OK, so what about those identity cards for (some kinds of) foreign nationals? You'll recall that the Government promised, back in the spring, to have them out and operational in 300 days. As late as July, there were no actual contracts for the job, but they did actually manage to bring in Thales to start work. So how's it going?
Well, despite the vast cutback in scope and scale, the decision to base it on crappy existing records, and just to forget about the National ID Register for now (thus obviating the whole point)...it's already over budget by 29% and it's sliding right, from March 2009 to August 2010. Cracking; the element of the project they specially rushed forward in order to get something, anything working on time has now slid so badly that it's caught up with the rest of the project.
Meanwhile, the Home Office is issuing 5,400 fraudulent passports a year, among some 200,000 dodgy docs in circulation. Apparently "automated facial recognition" will solve it; this doesn't make very much sense, as surely the main problem is people submitting genuine photographs of themselves and falsifying the biographical section of the form.
Further, face recognition systems are poor enough (remember the one in Newham that never actually caught anyone?) at positive identification; checking the face provided against the one on file.
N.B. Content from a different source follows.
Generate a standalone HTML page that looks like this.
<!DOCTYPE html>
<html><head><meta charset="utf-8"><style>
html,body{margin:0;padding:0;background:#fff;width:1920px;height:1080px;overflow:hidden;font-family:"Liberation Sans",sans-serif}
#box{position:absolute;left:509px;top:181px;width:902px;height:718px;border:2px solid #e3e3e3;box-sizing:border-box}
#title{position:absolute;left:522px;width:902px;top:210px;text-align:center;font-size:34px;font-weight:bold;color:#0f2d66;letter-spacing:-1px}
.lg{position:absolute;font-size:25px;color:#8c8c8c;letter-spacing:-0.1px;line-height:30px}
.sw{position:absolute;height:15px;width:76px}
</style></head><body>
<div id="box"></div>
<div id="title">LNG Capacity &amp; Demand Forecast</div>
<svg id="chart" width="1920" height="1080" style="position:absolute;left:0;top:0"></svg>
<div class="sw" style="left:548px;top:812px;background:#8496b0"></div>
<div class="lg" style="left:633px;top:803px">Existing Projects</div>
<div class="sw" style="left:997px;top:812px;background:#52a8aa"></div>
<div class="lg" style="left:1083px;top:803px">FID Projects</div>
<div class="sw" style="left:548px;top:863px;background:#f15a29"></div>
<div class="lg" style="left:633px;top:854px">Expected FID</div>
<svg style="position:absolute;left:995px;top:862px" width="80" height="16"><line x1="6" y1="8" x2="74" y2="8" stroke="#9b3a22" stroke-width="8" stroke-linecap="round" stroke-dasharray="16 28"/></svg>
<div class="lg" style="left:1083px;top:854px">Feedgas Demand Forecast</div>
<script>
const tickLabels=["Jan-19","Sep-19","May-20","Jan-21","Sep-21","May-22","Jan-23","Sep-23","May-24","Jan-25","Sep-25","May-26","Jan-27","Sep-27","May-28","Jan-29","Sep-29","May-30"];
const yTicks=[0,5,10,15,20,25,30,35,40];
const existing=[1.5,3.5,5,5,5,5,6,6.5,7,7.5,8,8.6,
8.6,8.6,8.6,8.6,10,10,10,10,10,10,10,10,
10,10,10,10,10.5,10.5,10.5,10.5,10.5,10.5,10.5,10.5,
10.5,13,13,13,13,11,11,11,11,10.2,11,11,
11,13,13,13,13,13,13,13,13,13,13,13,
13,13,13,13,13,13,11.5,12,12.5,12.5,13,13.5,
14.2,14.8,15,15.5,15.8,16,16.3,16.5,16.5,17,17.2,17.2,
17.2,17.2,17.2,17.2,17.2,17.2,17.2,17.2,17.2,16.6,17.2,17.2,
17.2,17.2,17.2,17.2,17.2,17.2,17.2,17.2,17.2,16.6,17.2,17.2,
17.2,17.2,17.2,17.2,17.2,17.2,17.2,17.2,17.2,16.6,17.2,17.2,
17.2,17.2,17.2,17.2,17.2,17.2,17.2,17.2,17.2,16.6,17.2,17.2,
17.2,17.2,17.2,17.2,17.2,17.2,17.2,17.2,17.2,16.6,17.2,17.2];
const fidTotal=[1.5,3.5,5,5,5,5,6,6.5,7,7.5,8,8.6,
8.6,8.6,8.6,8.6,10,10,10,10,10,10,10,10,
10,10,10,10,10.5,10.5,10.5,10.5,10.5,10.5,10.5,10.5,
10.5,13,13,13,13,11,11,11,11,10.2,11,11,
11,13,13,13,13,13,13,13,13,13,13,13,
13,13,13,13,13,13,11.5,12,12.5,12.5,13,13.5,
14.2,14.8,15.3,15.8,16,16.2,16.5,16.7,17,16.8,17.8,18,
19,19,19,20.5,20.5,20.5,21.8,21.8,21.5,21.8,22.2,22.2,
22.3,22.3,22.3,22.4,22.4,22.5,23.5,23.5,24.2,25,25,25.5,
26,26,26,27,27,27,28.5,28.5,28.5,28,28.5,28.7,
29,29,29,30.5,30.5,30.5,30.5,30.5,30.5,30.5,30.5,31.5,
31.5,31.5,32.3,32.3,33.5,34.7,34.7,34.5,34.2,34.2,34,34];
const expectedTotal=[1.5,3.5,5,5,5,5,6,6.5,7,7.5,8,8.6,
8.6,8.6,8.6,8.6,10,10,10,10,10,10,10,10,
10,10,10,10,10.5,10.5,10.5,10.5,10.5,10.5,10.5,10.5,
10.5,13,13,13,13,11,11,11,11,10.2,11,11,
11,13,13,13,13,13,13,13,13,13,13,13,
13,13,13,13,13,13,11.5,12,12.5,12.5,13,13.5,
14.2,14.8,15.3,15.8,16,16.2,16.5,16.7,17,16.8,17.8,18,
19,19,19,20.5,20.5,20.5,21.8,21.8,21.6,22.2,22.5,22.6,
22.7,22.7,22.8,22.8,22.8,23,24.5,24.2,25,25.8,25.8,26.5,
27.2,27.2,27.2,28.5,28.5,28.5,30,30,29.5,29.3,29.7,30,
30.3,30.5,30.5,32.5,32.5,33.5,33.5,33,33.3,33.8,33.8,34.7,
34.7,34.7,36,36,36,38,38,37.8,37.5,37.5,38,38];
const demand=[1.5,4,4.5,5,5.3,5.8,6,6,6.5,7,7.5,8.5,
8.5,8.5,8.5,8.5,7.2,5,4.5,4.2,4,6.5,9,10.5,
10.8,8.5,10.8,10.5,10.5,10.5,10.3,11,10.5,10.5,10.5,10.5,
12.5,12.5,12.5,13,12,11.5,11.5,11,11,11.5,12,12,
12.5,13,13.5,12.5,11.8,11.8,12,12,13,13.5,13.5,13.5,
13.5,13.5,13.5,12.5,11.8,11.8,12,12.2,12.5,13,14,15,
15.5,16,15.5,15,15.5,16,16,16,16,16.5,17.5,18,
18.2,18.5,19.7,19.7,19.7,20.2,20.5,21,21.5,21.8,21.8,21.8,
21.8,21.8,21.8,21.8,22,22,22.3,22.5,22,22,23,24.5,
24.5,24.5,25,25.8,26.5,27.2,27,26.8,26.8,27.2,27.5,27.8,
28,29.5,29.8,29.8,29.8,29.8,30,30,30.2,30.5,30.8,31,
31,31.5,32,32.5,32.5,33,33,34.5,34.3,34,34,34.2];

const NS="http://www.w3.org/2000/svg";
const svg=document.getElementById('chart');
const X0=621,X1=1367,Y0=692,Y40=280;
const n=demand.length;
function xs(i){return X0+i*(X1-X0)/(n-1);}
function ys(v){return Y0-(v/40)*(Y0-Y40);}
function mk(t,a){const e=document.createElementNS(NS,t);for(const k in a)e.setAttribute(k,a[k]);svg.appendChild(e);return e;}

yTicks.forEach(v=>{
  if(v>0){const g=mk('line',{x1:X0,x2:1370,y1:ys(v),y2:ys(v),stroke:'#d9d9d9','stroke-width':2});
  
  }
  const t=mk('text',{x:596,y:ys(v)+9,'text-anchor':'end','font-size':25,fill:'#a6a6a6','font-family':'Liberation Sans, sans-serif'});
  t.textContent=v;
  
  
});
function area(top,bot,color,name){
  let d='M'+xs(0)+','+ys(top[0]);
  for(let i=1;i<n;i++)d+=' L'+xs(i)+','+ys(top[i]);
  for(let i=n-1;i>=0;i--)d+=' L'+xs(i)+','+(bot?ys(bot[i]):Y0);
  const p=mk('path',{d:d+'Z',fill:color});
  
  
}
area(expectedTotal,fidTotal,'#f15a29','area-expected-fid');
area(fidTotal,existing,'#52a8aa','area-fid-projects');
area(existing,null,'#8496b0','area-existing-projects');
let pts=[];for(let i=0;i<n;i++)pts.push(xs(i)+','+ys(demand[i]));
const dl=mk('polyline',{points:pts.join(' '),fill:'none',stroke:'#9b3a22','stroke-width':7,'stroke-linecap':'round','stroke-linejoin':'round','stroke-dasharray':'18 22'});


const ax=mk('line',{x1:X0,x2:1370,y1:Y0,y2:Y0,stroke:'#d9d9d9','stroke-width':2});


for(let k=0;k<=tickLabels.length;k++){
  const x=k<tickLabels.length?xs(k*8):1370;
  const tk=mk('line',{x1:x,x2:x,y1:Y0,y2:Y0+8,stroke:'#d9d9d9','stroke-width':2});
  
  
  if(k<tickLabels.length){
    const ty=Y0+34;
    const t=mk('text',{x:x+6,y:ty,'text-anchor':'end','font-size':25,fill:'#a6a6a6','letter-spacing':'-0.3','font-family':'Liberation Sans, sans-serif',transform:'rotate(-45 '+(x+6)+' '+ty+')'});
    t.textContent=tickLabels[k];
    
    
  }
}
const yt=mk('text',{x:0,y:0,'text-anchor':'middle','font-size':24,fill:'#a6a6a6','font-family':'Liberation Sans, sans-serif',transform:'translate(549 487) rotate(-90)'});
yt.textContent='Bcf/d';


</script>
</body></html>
The failure rate in the Home Office 2004 trials was about 30 per cent. But the IPS and DVLA seem to think they can rely on it to guarantee that the same person isn't already registered, and do this by matching faces to a database containing tens of millions of faces, taken under all kinds of different circumstances. What kind of false-positive rate can you expect from that?
In fact, it's worse; if they're trying to detect multiple applications or applications under false names, the evidence of an honest application will be the absence of a match. So the most common failure mode will result in the document being issued anyway, and there is no way to detect this. And you won't be able to assume that a match is proof of fraud either, because of the inevitable false positives; so the chance of successfully getting a passport or driving licence in someone else's name might actually be better.
3 comments:
Well it's good that the whole thing has been lamed by technical incompetence, but we shouldn't be too pleased with ourself. We failed to defeat the scheme based on the principle of the thing, and this bodes badly for the future. The technical issues with biometrics will presumably be worked out at some point, so our victory thanks to their technical incompetence may be short lived.
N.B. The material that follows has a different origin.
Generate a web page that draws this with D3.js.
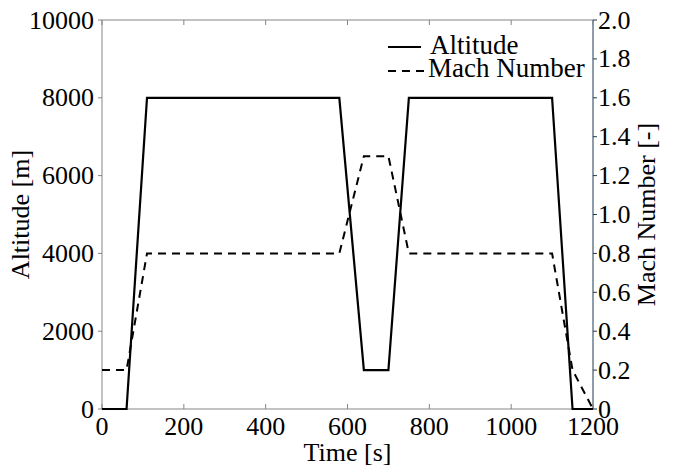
<!DOCTYPE html>
<html lang="en">
<head>
<meta charset="UTF-8">
<title>Altitude and Mach Number</title>
<style>
    body { margin: 0; background: #fff; }
    svg { display: block; }
</style>
</head>
<body>
<svg width="676" height="470" font-family="'Liberation Serif', Tinos, 'DejaVu Serif', 'Times New Roman', serif"></svg>
<script src="https://d3js.org/d3.v7.min.js"></script>
<script>
    // mission profile
    const time = [0, 60, 110, 580, 640, 700, 750, 1100, 1150, 1200];
    const altitude = [0, 0, 8000, 8000, 1000, 1000, 8000, 8000, 0, 0];
    const mach = [0.2, 0.2, 0.8, 0.8, 1.3, 1.3, 0.8, 0.8, 0.2, 0];

    const xTicks = [0, 200, 400, 600, 800, 1000, 1200];
    const altTicks = [0, 2000, 4000, 6000, 8000, 10000];
    const machTicks = [0, 0.2, 0.4, 0.6, 0.8, 1.0, 1.2, 1.4, 1.6, 1.8, 2.0];

    const width = 676, height = 470;
    const margin = { top: 20, right: 83, bottom: 61, left: 102 };
    const fs = 26;
    const font = "'Liberation Serif', Tinos, 'DejaVu Serif', 'Times New Roman', serif";
    const spine = "#858585";
    const spineR = "#1d3a52";

    const svg = d3.select("svg");

    const x = d3.scaleLinear().domain([0, 1200]).range([margin.left, width - margin.right]);
    const yAlt = d3.scaleLinear().domain([0, 10000]).range([height - margin.bottom, margin.top]);
    const yMach = d3.scaleLinear().domain([0, 2]).range([height - margin.bottom, margin.top]);

    const x0 = margin.left, x1 = width - margin.right;
    const y0 = height - margin.bottom, y1 = margin.top;

    function label(g, px, py, str, anchor, size) {
        return g.append("text").attr("x", px).attr("y", py)
            .attr("text-anchor", anchor || "start")
            .attr("font-family", font).attr("font-size", size || fs)
            .attr("fill", "#000").text(str);
    }

    // spines
    svg.append("line").attr("x1", x0).attr("x2", x1).attr("y1", y0).attr("y2", y0).attr("stroke", spine);
    svg.append("line").attr("x1", x0).attr("x2", x1).attr("y1", y1).attr("y2", y1).attr("stroke", spine);
    svg.append("line").attr("x1", x0).attr("x2", x0).attr("y1", y0).attr("y2", y1).attr("stroke", spine);
    svg.append("line").attr("x1", x1).attr("x2", x1).attr("y1", y0).attr("y2", y1).attr("stroke", spineR);

    // x ticks (inside, bottom and top)
    const gx = svg.append("g");
    xTicks.forEach(t => {
        gx.append("line").attr("x1", x(t)).attr("x2", x(t)).attr("y1", y0).attr("y2", y0 - 5).attr("stroke", spine);
        gx.append("line").attr("x1", x(t)).attr("x2", x(t)).attr("y1", y1).attr("y2", y1 + 5).attr("stroke", spine);
        label(gx, x(t), 435, t, "middle");
    });

    // left axis
    const gl = svg.append("g");
    altTicks.forEach(v => {
        gl.append("line").attr("x1", x0).attr("x2", x0 - 4).attr("y1", yAlt(v)).attr("y2", yAlt(v)).attr("stroke", spine);
        label(gl, x0 - 8, yAlt(v) + 8.5, v, "end");
    });

    // right axis
    const gr = svg.append("g");
    machTicks.forEach(v => {
        gr.append("line").attr("x1", x1).attr("x2", x1 + 4).attr("y1", yMach(v)).attr("y2", yMach(v)).attr("stroke", spineR);
        label(gr, x1 + 5, yMach(v) + 8.5, v === 0 ? "0" : d3.format(".1f")(v));
    });

    // axis titles
    label(svg, (x0 + x1) / 2, 461, "Time [s]", "middle");
    label(svg, 0, 0, "Altitude [m]", "middle")
        .attr("transform", `translate(29,${(y0 + y1) / 2}) rotate(-90)`);
    label(svg, 0, 0, "Mach Number [-]", "middle")
        .attr("transform", `translate(655,${(y0 + y1) / 2}) rotate(-90)`);

    // lines
    const altLine = d3.line().x((d, i) => x(time[i])).y(d => yAlt(d));
    const machLine = d3.line().x((d, i) => x(time[i])).y(d => yMach(d));

    svg.append("path").datum(mach).attr("d", machLine)
        .attr("fill", "none").attr("stroke", "#000").attr("stroke-width", 2)
        .attr("stroke-dasharray", "8,6");
    svg.append("path").datum(altitude).attr("d", altLine)
        .attr("fill", "none").attr("stroke", "#000").attr("stroke-width", 2.2);

    // legend
    const lg = svg.append("g");
    lg.append("line").attr("x1", 388).attr("x2", 421).attr("y1", 47).attr("y2", 47)
        .attr("stroke", "#000").attr("stroke-width", 2.2);
    label(lg, 430, 54, "Altitude", "start", 27);
    lg.append("line").attr("x1", 388).attr("x2", 424).attr("y1", 71).attr("y2", 71)
        .attr("stroke", "#000").attr("stroke-width", 2).attr("stroke-dasharray", "8,6");
    label(lg, 428, 77, "Mach Number", "start", 27);
</script>
</body>
</html>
The technical issues, in general, are quite fundamental. Look back through the blog for data; but the problem is basically that even 99% accuracy with an n value of (44 million*somewhere between 10 and 1000) means an overwhelmingly huge number of cockups. Even telecoms engineering standards of reliability won't do much better.
This is hilarious. Japan have had id cards for foreign nationals since world war 2. I had one (they wouldn't let me keep it when i left, sadly). They use a record-keeping system based on city wards. I have never met a foreigner in Japan without one.
What is it with the UK just not being able to actually do anything right?